George Freeman rules big photographic scene in Adelaide from 1860s with skill, innovation and showmanship

King William Street, Adelaide city, around the 1870s, one of the city views taken by professional photographer and entrepreneur Gerge Freeman (top right). Bottom right: Freeman's portait of an unidentified Aboriginal child.
Images courtesy Pamela Goodhart Dodd (great dranddaughter of George John Freeman) and Andrew Dodd
Adelaide launched George Freeman's 34-year 19th Century career bringing skill, showmanship and innovation to the huge Australian photographic industry, outdoing the local studios of Townsend Duryea and Robert Hall.
Freeman, London-born and educated at Bayswater Grammar, was inspired by a “apparatus for photography” gift from his father in 1857. Freeman, at 19, arrived in Adelaide with his father and stepmother on the Countess of Fife in 1860. Almost straight away, he set up a photographic studio in Hindley Street, Adelaide city, with another young photographic hopeful Edward Belcher. Their partnership continued, on and off, at 97 Hindley Street from 1861 (with Freeman was sole proprietor from 1864) and opposite Adelaide Town Hall in 1866-67 (Town Hall Photographic Gallery in 1867).
The entrepreneurial Freeman always enthusiastically experimented with the latest processes and techniques, In 1864, some “chemical experiments” caused an explosion and fire in the cellar of the Hindley Street premises shared with Belcher. Freeman was knocked unconscious and injured his face and hands. The next year, the South Australian Register described Freeman’s “two portraits of the same gentleman, one sitting without his hat and looking upward, and the other standing” as “ingenious”. In 1874, the South Australian Advertiser applauded Freeman’s “triple portrait, showing the face of the emperor of Prussia, the late emperor of the French, and Prince Bismarck, all in one bust.”
From the 1870s, Freeman called his business (in Rundle Street until 1882, King William Street 1883-84) the Melbourne Photographic Company – linked to a firm operating in the Victorian gold-mining town of Heathcote in 1865 when a young man had posed in rags and tatters for images to touch the heart (and pocket) of an uncle at home in England.

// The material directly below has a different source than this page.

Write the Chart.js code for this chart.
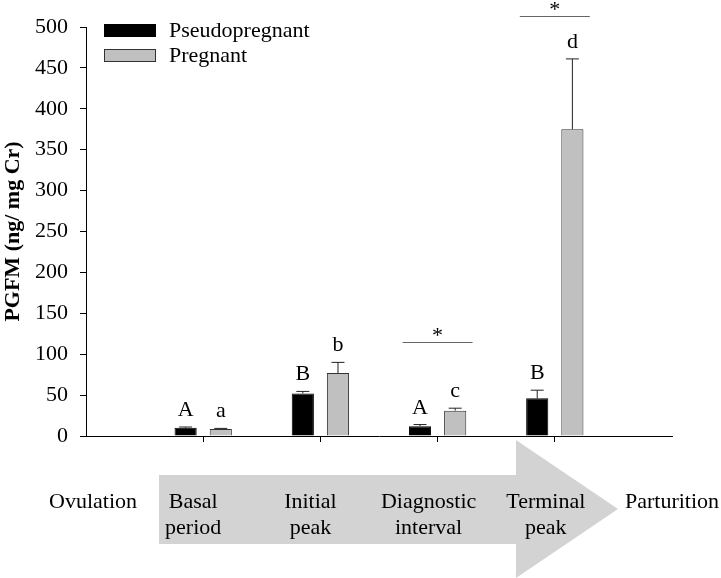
<!DOCTYPE html>
<html>
<head>
<meta charset="utf-8">
<script src="https://cdn.jsdelivr.net/npm/chart.js@4"></script>
<style>
	html, body { margin: 0; padding: 0; background: #fff; }
	canvas { display: block; }
</style>
</head>
<body>
<canvas id="pgfm" width="721" height="578"></canvas>
<script>
// PGFM by phase — pseudopregnant vs pregnant

const phases = ['Ovulation', ['Basal', 'period'], ['Initial', 'peak'], ['Diagnostic', 'interval'], ['Terminal', 'peak'], 'Parturition'];

// means / SEM for the four sampled phases (Basal, Initial, Diagnostic, Terminal)
const pseudoMean = [10, 52, 12, 46];
const pseudoErr = [1, 2.5, 2, 10];
const pregMean = [8.5, 77, 31, 375];
const pregErr = [0.8, 13, 3, 86];

const pseudoLetters = ['A', 'B', 'A', 'B'];
const pregLetters = ['a', 'b', 'c', 'd'];

// height of the "*" bracket between groups (null = none)
const sigLevel = [null, null, 115, 513];

const yMin = 0, yMax = 500, yStep = 50;

const FONT = "'Liberation Serif', 'Times New Roman', serif";
const GREY = '#c0c0c0';
const labelShift = [7, -10, -10, -9, -9, 0];

Chart.defaults.font.family = FONT;
Chart.defaults.color = '#000';

const pad = arr => [null, ...arr, null];

const decor = {
	id: 'decor',
	beforeDraw(chart) {
		// grey timeline arrow behind the phase names
		const c = chart.ctx;
		c.save();
		c.fillStyle = '#d3d3d3';
		c.beginPath();
		c.moveTo(159, 475); c.lineTo(516, 475); c.lineTo(516, 440); c.lineTo(618, 509);
		c.lineTo(516, 578); c.lineTo(516, 544); c.lineTo(159, 544);
		c.closePath();
		c.fill();
		c.restore();
	},
	afterDatasetsDraw(chart) {
		const c = chart.ctx, y = chart.scales.y, x = chart.scales.x;
		c.save();
		c.font = '22px ' + FONT;
		c.textAlign = 'center';
		c.textBaseline = 'alphabetic';
		chart.data.datasets.forEach((ds, di) => {
			const meta = chart.getDatasetMeta(di);
			meta.data.forEach((bar, i) => {
				const v = ds.data[i];
				if (v == null) return;
				const top = y.getPixelForValue(v + ds.err[i]);
				// upper error whisker
				c.strokeStyle = '#222';
				c.lineWidth = 1;
				c.beginPath();
				c.moveTo(bar.x, bar.y); c.lineTo(bar.x, top);
				c.moveTo(bar.x - 6.5, top); c.lineTo(bar.x + 6.5, top);
				c.stroke();
				c.fillStyle = '#000';
				c.fillText(ds.letters[i], bar.x, top - 11);
			});
		});
		// significance brackets
		sigLevel.forEach((lv, k) => {
			if (lv == null) return;
			const cx = x.getPixelForValue(k + 1), py = Math.round(y.getPixelForValue(lv)) + 0.5;
			c.strokeStyle = '#666';
			c.beginPath();
			c.moveTo(cx - 35, py); c.lineTo(cx + 35, py);
			c.stroke();
			c.fillText('*', cx, py - 1);
		});
		// legend
		c.textAlign = 'left';
		chart.data.datasets.forEach((ds, di) => {
			const ly = 24 + di * 25;
			c.fillStyle = ds.backgroundColor;
			c.fillRect(104, ly, 52, 12);
			c.strokeStyle = ds.borderColor;
			c.strokeRect(104.5, ly + 0.5, 51, 12);
			c.fillStyle = '#000';
			c.fillText(ds.label, 169, ly + 13);
		});
		c.restore();
	},
	afterDraw(chart) {
		// phase names along the arrow
		const c = chart.ctx, x = chart.scales.x;
		c.save();
		c.font = '22px ' + FONT;
		c.fillStyle = '#000';
		c.textAlign = 'center';
		c.textBaseline = 'middle';
		chart.data.labels.forEach((lab, i) => {
			const lines = Array.isArray(lab) ? lab : [lab];
			const px = x.getPixelForValue(i) + labelShift[i];
			lines.forEach((t, j) => c.fillText(t, px, 502 + j * 26.5));
		});
		c.restore();
	}
};

new Chart(document.getElementById('pgfm'), {
	type: 'bar',
	data: {
		labels: phases,
		datasets: [
			{ label: 'Pseudopregnant', data: pad(pseudoMean), err: pad(pseudoErr), letters: pad(pseudoLetters), backgroundColor: '#000', borderColor: '#000', borderWidth: 1 },
			{ label: 'Pregnant', data: pad(pregMean), err: pad(pregErr), letters: pad(pregLetters), backgroundColor: GREY, borderColor: '#333', borderWidth: 1 }
		]
	},
	options: {
		responsive: false,
		animation: false,
		datasets: { bar: { categoryPercentage: 0.6, barPercentage: 0.63 } },
		layout: { padding: { top: 27, right: 49, left: 0, bottom: 0 } },
		plugins: { legend: { display: false }, tooltip: { enabled: false } },
		scales: {
			x: {
				offset: false,
				grid: { offset: false, drawOnChartArea: false, tickLength: 6, tickColor: ctx => (ctx.index === 0 || ctx.index === 5) ? 'rgba(0,0,0,0)' : '#000' },
				border: { color: '#000', width: 1 },
				ticks: { display: false },
				afterFit: s => { s.height = 142; }
			},
			y: {
				min: yMin, max: yMax,
				ticks: { stepSize: yStep, padding: 12, color: '#000', font: { size: 22 } },
				grid: { drawOnChartArea: false, tickLength: 6, tickColor: '#000' },
				border: { color: '#000', width: 1 },
				title: { display: true, text: 'PGFM (ng/ mg Cr)', color: '#000', font: { size: 22, weight: 'bold' }, padding: 0 },
				afterFit: s => { s.width = 86; }
			}
		}
	},
	plugins: [decor]
});
</script>
</body>
</html>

By 1874, Freeman was sole South Australian agent for the Art Union of Victoria and he published an album of Adelaide views with Edward James Wivell, thought to be partner of H.J. Johnstone at Melbourne in 1857. During the 1870s, Freeman was probably Adelaide’s leading fine arts entrepreneur. In 1873, he presented a “dissolving view and oxyhydrogen light” show of uplifting scenes from Illustrations from the Life of Christ, The Bottle and The Drunkard’s Children and The Pilgrim’s Progress.
Freeman successfully exhibited British and colonial paintings and photographs at Adelaide Town Hall in 1874 and opened a special picture gallery with gis Melbourne Photographic Company’s studio that exhibited paintings won by South Australian subscribers to the Victorian Art Union. The press reported every novelty by Freeman who experimented with luminous paint (photographs glowing in the dark), glass transparencies (small for magic lanterns, large for windows), coloured sunsets and moonrises and instantaneous action photographs using dry plates, assisted by flash powder. In 1879, he debunked the craze for “spirit” photographs by showed how these could be faked.
Freeman took several views of Adelaide in 1875 for the South Australian commissioners for the 1876 Philadelphia centennial exhibition. Two were city panoramas: the first, from the top of The Advertiser building, the second, from Montefiore Hill. By 1877, he had a new 22×18 inch camera that took views winning a bronze medal at the Paris universal exhibition in 1878 and third prize at the Sydney International in 1879.
Freeman married artist Mary Sarah Goodhart in 1876. Three years later, he lost many negatives in a fire in his studio. Freeman moved his business to New South Wales in 1884 and worked at Newcastle in 1884. He returned to Adelaide by 1892, where he set up a camera obscura entertainment at Glenelg Beach. He died in Adelaide in 1895.